Con l’effetto collaterale, ma grave, dell’annullamento, nella via italiana alla politica, di tutto ciò che è bipartisan e, ancora peggio, con il frequente svilimento dell’attività legislativa. Fare politiche pubbliche, infatti, significa sì fare leggi, ma anche seguirne l’applicazione, farne conseguire atti di governo e di gestione, misurarne gli esiti sul lungo termine. Ma se ogni iniziativa che dovrebbe essere di policy è finalizzata a guadagni di potere immediati, ne dipende che quel che conta non è tanto il suo successo, ma il successo politico della parte che l’ha voluta. Non solo: quando cambiano gli equilibri politici o il quadro istituzionale, vengono annullate le decisioni prese dal partito avverso. Condivisioni di politiche non-partisan che fanno il bene comune sono, a differenza che in molti altri Paesi, piuttosto rare in Italia.
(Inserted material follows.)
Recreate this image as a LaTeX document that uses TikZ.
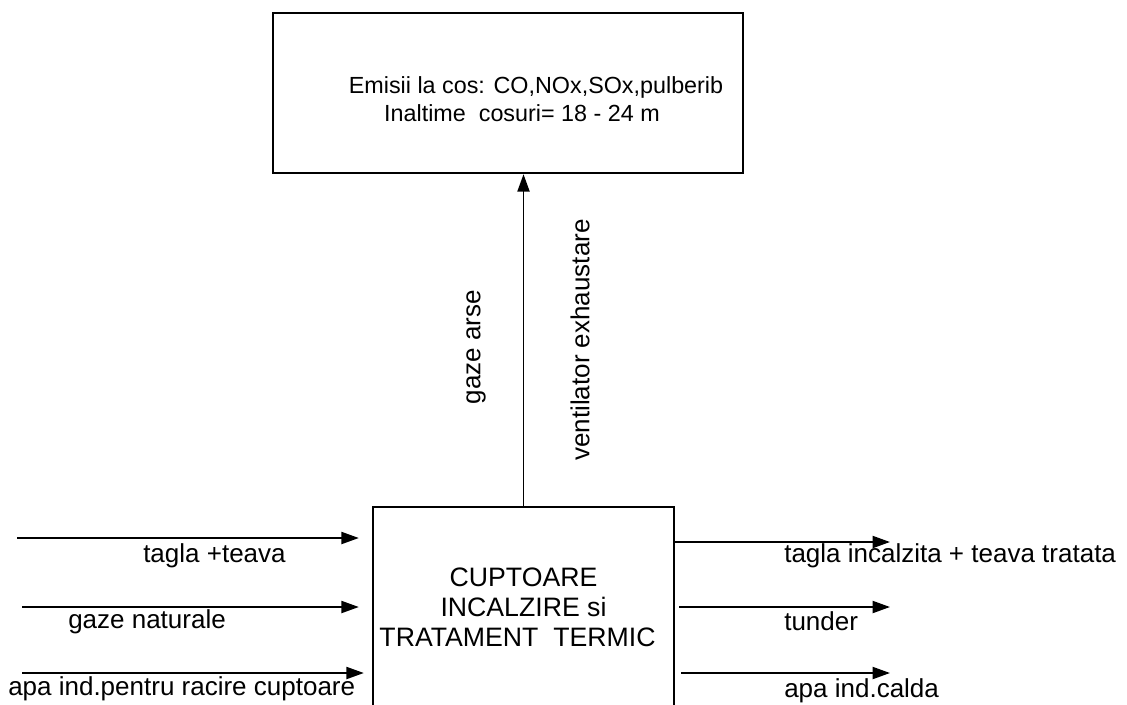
\documentclass[tikz,border=0pt]{standalone}
\usepackage{fontspec}
\setmainfont{Liberation Sans}
\usetikzlibrary{arrows.meta, positioning}

\begin{document}
\begin{tikzpicture}[x=0.75pt, y=-0.75pt]
        \tikzstyle{block} = [rectangle, draw, line width=1.8pt, inner sep=0pt, align=center]
        \tikzstyle{line} = [draw, line width=1.4pt, -{Triangle[length=13pt, width=9pt]}]
        \tikzstyle{lbl} = [inner sep=0pt, font=\fontsize{19.5}{23}\selectfont]

        \useasboundingbox (0,0) rectangle (1127,704);

        \node [block, minimum width=352.5pt, minimum height=120pt] (emisii) at (508,93) {};
        \node [align=center, inner sep=0pt, font=\fontsize{17.5}{21.5}\selectfont] (emisiitxt) at (529,99) {\hspace*{10.5pt}Emisii la cos: CO,NOx,SOx,pulberib\\Inaltime~ cosuri= 18 - 24 m\hspace*{10.5pt}};
        \node [block, minimum width=225.75pt, minimum height=150pt, font=\fontsize{20}{22.5}\selectfont] (cuptoare) at (523.5,607) {CUPTOARE\\INCALZIRE si\\TRATAMENT~ TERMIC\hspace*{9pt}};

        % intrari
        \coordinate (in1) at (17,538);
        \coordinate (in2) at (22,607);
        \coordinate (in3) at (22,673);
        % iesiri
        \coordinate (out1) at (890,542);
        \coordinate (out2) at (890,607);
        \coordinate (out3) at (890,673);

        \path [line] (cuptoare.north) -- (cuptoare.north |- emisii.south);
        \path [line, shorten >=9.75pt] (in1) -- (in1 -| cuptoare.west);
        \path [line, shorten >=9.75pt] (in2) -- (in2 -| cuptoare.west);
        \path [line, shorten >=6pt] (in3) -- (in3 -| cuptoare.west);
        \path [line] (out1 -| cuptoare.east) -- (out1);
        \path [line, shorten <=3pt] (out2 -| cuptoare.east) -- (out2);
        \path [line, shorten <=4.5pt] (out3 -| cuptoare.east) -- (out3);

        \node [lbl, rotate=90] (gaze) at (476,347) {gaze arse};
        \node [lbl, rotate=90] (vent) at (580,340) {ventilator exhaustare};

        \node [lbl, anchor=base west] (tagla) at (143,562) {tagla +teava};
        \node [lbl, anchor=base west] (gazenat) at (68,628) {gaze naturale};
        \node [lbl, anchor=base west] (apa) at (8,695) {apa ind.pentru racire cuptoare};
        \node [lbl, anchor=base west] (taglacalda) at (784,562) {tagla incalzita + teava tratata};
        \node [lbl, anchor=base west] (tunder) at (784,630) {tunder};
        \node [lbl, anchor=base west] (apacalda) at (784,697) {apa ind.calda};
    \end{tikzpicture}
\end{document}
Molte leggi finiscono con l’essere un fiasco perché non sono policies: non sono linee da portare avanti nel tempo, ma sono alla mercé della volubilità politica e delle burocrazie, che facilmente possono far fallire un provvedimento legislativo, ma faticherebbero a rispondere della mancata attuazione di politiche chiare e misurabili.
In sostanza, in Europa e in Giappone prevale il confronto/scontro tra partiti. Nei Paesi anglosassoni, soprattutto in America, il confronto di policies, spesso ispirate e discusse fuori dalle organizzazioni politiche ufficiali. Nel primo caso, le lobby sono per lo più interne ai partiti, nel secondo sono esterne. Due mondi. Non basterà che Enrico Letta cambi i termini del linguaggio. Potrà però aiutare.